I have returned from America and have studied the review of The Golden Carpet which you sent me. You certainly make some extraordinary statements which I cannot agree, such as “The riots were staged on purpose, and the rioters were given free rein so that the anti-British extremists would let off steam and forget the defeat of their uprising.” No evidence whatever is given for this, and I can only say that the ambassador and officials in the Embassy when I was there were horrified by the riots that were going on, which as I said in the book, occurred because the British Army outside Baghdad was not allowed by the Foreign Office in London to enter the town for fear of undermining the prestige of the Regent and the young King whom we had restored. There was no reason, as far as I could see, that the police could not have performed their usual duties in maintaining public order without waiting for permission from any Committee of Public Safety. Until the British column was allowed to enter, the people inside the Embassy scarcely dared put their noses outside the grounds of it. I think Brigadier Kingston and I with our drivers were about the only British soldiers, let alone civilians, seen in the streets during this unsettled interim period. As you will see from the book, we found the demonstration very hostile. I am afraid the whole tenor of your article is so anti-British that it is difficult for me to make a reasoned reply to it all. What you say about my interpreter, Captain Shaul Shemtob-Reading is, of course, extremely interesting to me, and seems basically accurate beyond the fact that it was at the irrigation centre at Kahn Nucta that we found the enemy’s telephone still working, and I used the opportunity to spread the false information through Reading as my interpreter that we were Iraqis surrounded by the British, who had tanks. (Scribe: It is clear that the British forces outside Baghdad were under orders from the Foreign Office not to intervene to stop the farhud.)

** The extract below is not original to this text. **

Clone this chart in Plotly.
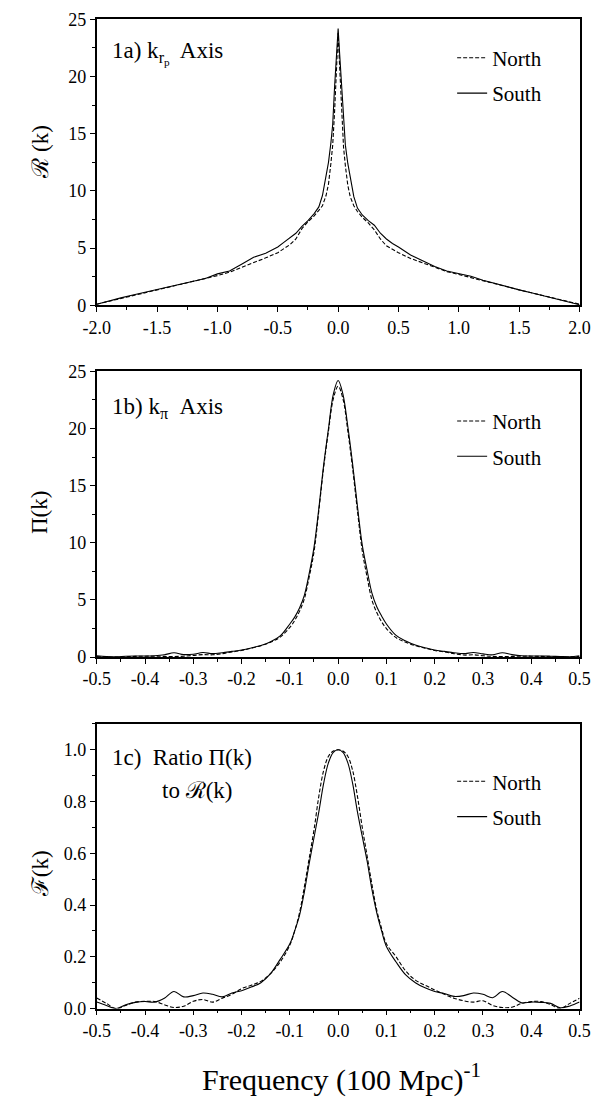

This is what Dame Freya Stark, who was employed by the British Embassy, wrote to her mother after witnessing the farhud in June 1941: “You can imagine too what a time it is for a propagandist with the country seething with disguised Nazis and swastikas appearing every-where (even at the back of my car). The people who are doing us even more harm than the Nazis are the Jews, who are jittering.”